▶ **GIVEN REQUEST**
Give every line again exactly as it appears, please, but not the pictures.
**** MATERIAL ****
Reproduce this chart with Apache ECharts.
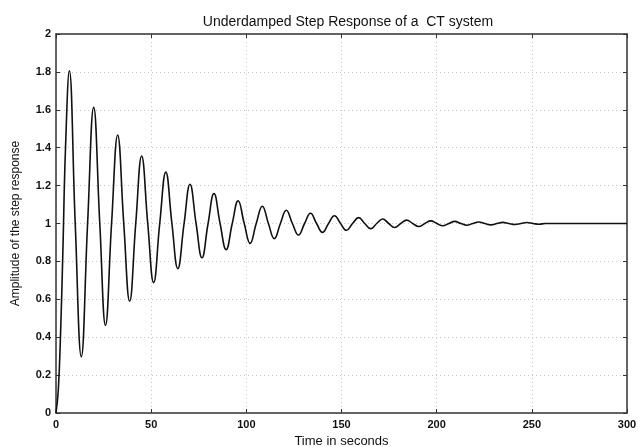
<!DOCTYPE html>
<html>
<head>
    <meta charset="UTF-8">
    <title>Underdamped Step Response</title>
    <script src="https://cdn.jsdelivr.net/npm/echarts@6/dist/echarts.min.js"></script>
    <style>
        html, body { margin: 0; padding: 0; background: #fff; }
        #main { width: 638px; height: 447px; }
    </style>
</head>
<body>
<div id="main"></div>
<script>
    // peaks, troughs and the crossings of 1 in between
    const timeSec = [0, 1.2, 2.4, 3.6, 5.0, 7.0, 10.1, 13.3, 16.6, 19.8, 23.0, 26.0, 29.2, 32.4, 35.6, 38.7,
        41.9, 45.0, 48.2, 51.3, 54.5, 57.7, 60.9, 64.0, 67.3, 70.4, 73.6, 76.7, 79.9, 83.0, 86.2, 89.4,
        92.6, 95.7, 98.9, 102.0, 105.2, 108.4, 111.6, 114.7, 117.9, 121.0, 124.2, 127.4, 130.6, 133.7,
        136.9, 140.0, 143.2, 146.3, 149.5, 152.6, 155.8, 159.0, 162.2, 165.3, 168.5, 171.6, 174.8, 177.9,
        181.1, 184.2, 187.4, 190.6, 193.8, 196.9, 200.1, 203.2, 206.4, 209.5, 212.7, 215.8, 219.0, 222.1,
        225.3, 228.5, 231.7, 234.7, 237.9, 241.1, 244.3, 247.4, 250.6, 253.8, 257.0, 270, 300];
    const amplitude = [0, 0.12, 0.42, 0.85, 1.40, 1.806, 1, 0.297, 1, 1.613, 1, 0.462, 1, 1.467, 1, 0.590,
        1, 1.356, 1, 0.688, 1, 1.271, 1, 0.762, 1, 1.207, 1, 0.819, 1, 1.158, 1, 0.862,
        1, 1.120, 1, 0.895, 1, 1.091, 1, 0.920, 1, 1.070, 1, 0.939, 1, 1.054,
        1, 0.953, 1, 1.041, 1, 0.964, 1, 1.031, 1, 0.973, 1, 1.024, 1, 0.979,
        1, 1.018, 1, 0.984, 1, 1.014, 1, 0.988, 1, 1.011, 1, 0.991, 1, 1.008,
        1, 0.993, 1, 1.006, 1, 0.995, 1, 1.005, 1, 0.996, 1, 1, 1];
    const xTicks = [0, 50, 100, 150, 200, 250, 300];
    const yTicks = [0, 0.2, 0.4, 0.6, 0.8, 1, 1.2, 1.4, 1.6, 1.8, 2];

    const points = timeSec.map((t, i) => [t, amplitude[i]]);

    const labelFont = {
        color: '#111',
        fontFamily: 'Liberation Sans, Arial, sans-serif',
        fontSize: 11,
        fontWeight: 'bold'
    };
    const gridDots = {show: true, lineStyle: {color: '#c8c8c8', type: [1, 3], width: 1}};
    const boxLine = {show: true, onZero: false, lineStyle: {color: '#333', width: 1.5}};
    const inTick = {show: true, inside: true, length: 4, lineStyle: {color: '#333', width: 1}};

    const chart = echarts.init(document.getElementById('main'), null, {renderer: 'canvas'});
    chart.setOption({
        animation: false,
        backgroundColor: '#fff',
        title: {
            text: 'Underdamped Step Response of a  CT system',
            left: 343,
            textAlign: 'center',
            top: 10,
            textStyle: {
                color: '#111',
                fontFamily: 'Liberation Sans, Arial, sans-serif',
                fontSize: 14,
                fontWeight: 'normal'
            }
        },
        grid: {left: 56, right: 11, top: 34, bottom: 34, containLabel: false, outerBoundsMode: 'none'},
        xAxis: [{
            type: 'value',
            min: xTicks[0],
            max: xTicks[xTicks.length - 1],
            interval: 50,
            name: 'Time in seconds',
            nameLocation: 'middle',
            nameGap: 21,
            nameTextStyle: Object.assign({}, labelFont, {fontSize: 13, fontWeight: 'normal'}),
            axisLine: boxLine,
            axisTick: inTick,
            axisLabel: Object.assign({margin: 6}, labelFont),
            splitLine: gridDots
        }, {
            type: 'value',
            position: 'top',
            min: xTicks[0],
            max: xTicks[xTicks.length - 1],
            interval: 50,
            axisLine: boxLine,
            axisTick: inTick,
            axisLabel: {show: false},
            splitLine: {show: false}
        }],
        yAxis: [{
            type: 'value',
            min: yTicks[0],
            max: yTicks[yTicks.length - 1],
            interval: 0.2,
            name: 'Amplitude of the step response',
            nameLocation: 'middle',
            nameGap: 34,
            nameTextStyle: Object.assign({}, labelFont, {fontSize: 12, fontWeight: 'normal'}),
            axisLine: boxLine,
            axisTick: inTick,
            axisLabel: Object.assign({margin: 5}, labelFont),
            splitLine: gridDots
        }, {
            type: 'value',
            position: 'right',
            min: yTicks[0],
            max: yTicks[yTicks.length - 1],
            interval: 0.2,
            axisLine: boxLine,
            axisTick: inTick,
            axisLabel: {show: false},
            splitLine: {show: false}
        }],
        series: [{
            type: 'line',
            data: points,
            xAxisIndex: 0,
            yAxisIndex: 0,
            showSymbol: false,
            smooth: 0.45,
            lineStyle: {color: '#111', width: 1.6},
            silent: true
        }]
    });
</script>
</body>
</html>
****
▶ **RESPONSE**
Reproduce this chart with Apache ECharts.
<!DOCTYPE html>
<html>
<head>
    <meta charset="UTF-8">
    <title>Underdamped Step Response</title>
    <script src="https://cdn.jsdelivr.net/npm/echarts@6/dist/echarts.min.js"></script>
    <style>
        html, body { margin: 0; padding: 0; background: #fff; }
        #main { width: 638px; height: 447px; }
    </style>
</head>
<body>
<div id="main"></div>
<script>
    // peaks, troughs and the crossings of 1 in between
    const timeSec = [0, 1.2, 2.4, 3.6, 5.0, 7.0, 10.1, 13.3, 16.6, 19.8, 23.0, 26.0, 29.2, 32.4, 35.6, 38.7,
        41.9, 45.0, 48.2, 51.3, 54.5, 57.7, 60.9, 64.0, 67.3, 70.4, 73.6, 76.7, 79.9, 83.0, 86.2, 89.4,
        92.6, 95.7, 98.9, 102.0, 105.2, 108.4, 111.6, 114.7, 117.9, 121.0, 124.2, 127.4, 130.6, 133.7,
        136.9, 140.0, 143.2, 146.3, 149.5, 152.6, 155.8, 159.0, 162.2, 165.3, 168.5, 171.6, 174.8, 177.9,
        181.1, 184.2, 187.4, 190.6, 193.8, 196.9, 200.1, 203.2, 206.4, 209.5, 212.7, 215.8, 219.0, 222.1,
        225.3, 228.5, 231.7, 234.7, 237.9, 241.1, 244.3, 247.4, 250.6, 253.8, 257.0, 270, 300];
    const amplitude = [0, 0.12, 0.42, 0.85, 1.40, 1.806, 1, 0.297, 1, 1.613, 1, 0.462, 1, 1.467, 1, 0.590,
        1, 1.356, 1, 0.688, 1, 1.271, 1, 0.762, 1, 1.207, 1, 0.819, 1, 1.158, 1, 0.862,
        1, 1.120, 1, 0.895, 1, 1.091, 1, 0.920, 1, 1.070, 1, 0.939, 1, 1.054,
        1, 0.953, 1, 1.041, 1, 0.964, 1, 1.031, 1, 0.973, 1, 1.024, 1, 0.979,
        1, 1.018, 1, 0.984, 1, 1.014, 1, 0.988, 1, 1.011, 1, 0.991, 1, 1.008,
        1, 0.993, 1, 1.006, 1, 0.995, 1, 1.005, 1, 0.996, 1, 1, 1];
    const xTicks = [0, 50, 100, 150, 200, 250, 300];
    const yTicks = [0, 0.2, 0.4, 0.6, 0.8, 1, 1.2, 1.4, 1.6, 1.8, 2];

    const points = timeSec.map((t, i) => [t, amplitude[i]]);

    const labelFont = {
        color: '#111',
        fontFamily: 'Liberation Sans, Arial, sans-serif',
        fontSize: 11,
        fontWeight: 'bold'
    };
    const gridDots = {show: true, lineStyle: {color: '#c8c8c8', type: [1, 3], width: 1}};
    const boxLine = {show: true, onZero: false, lineStyle: {color: '#333', width: 1.5}};
    const inTick = {show: true, inside: true, length: 4, lineStyle: {color: '#333', width: 1}};

    const chart = echarts.init(document.getElementById('main'), null, {renderer: 'canvas'});
    chart.setOption({
        animation: false,
        backgroundColor: '#fff',
        title: {
            text: 'Underdamped Step Response of a  CT system',
            left: 343,
            textAlign: 'center',
            top: 10,
            textStyle: {
                color: '#111',
                fontFamily: 'Liberation Sans, Arial, sans-serif',
                fontSize: 14,
                fontWeight: 'normal'
            }
        },
        grid: {left: 56, right: 11, top: 34, bottom: 34, containLabel: false, outerBoundsMode: 'none'},
        xAxis: [{
            type: 'value',
            min: xTicks[0],
            max: xTicks[xTicks.length - 1],
            interval: 50,
            name: 'Time in seconds',
            nameLocation: 'middle',
            nameGap: 21,
            nameTextStyle: Object.assign({}, labelFont, {fontSize: 13, fontWeight: 'normal'}),
            axisLine: boxLine,
            axisTick: inTick,
            axisLabel: Object.assign({margin: 6}, labelFont),
            splitLine: gridDots
        }, {
            type: 'value',
            position: 'top',
            min: xTicks[0],
            max: xTicks[xTicks.length - 1],
            interval: 50,
            axisLine: boxLine,
            axisTick: inTick,
            axisLabel: {show: false},
            splitLine: {show: false}
        }],
        yAxis: [{
            type: 'value',
            min: yTicks[0],
            max: yTicks[yTicks.length - 1],
            interval: 0.2,
            name: 'Amplitude of the step response',
            nameLocation: 'middle',
            nameGap: 34,
            nameTextStyle: Object.assign({}, labelFont, {fontSize: 12, fontWeight: 'normal'}),
            axisLine: boxLine,
            axisTick: inTick,
            axisLabel: Object.assign({margin: 5}, labelFont),
            splitLine: gridDots
        }, {
            type: 'value',
            position: 'right',
            min: yTicks[0],
            max: yTicks[yTicks.length - 1],
            interval: 0.2,
            axisLine: boxLine,
            axisTick: inTick,
            axisLabel: {show: false},
            splitLine: {show: false}
        }],
        series: [{
            type: 'line',
            data: points,
            xAxisIndex: 0,
            yAxisIndex: 0,
            showSymbol: false,
            smooth: 0.45,
            lineStyle: {color: '#111', width: 1.6},
            silent: true
        }]
    });
</script>
</body>
</html>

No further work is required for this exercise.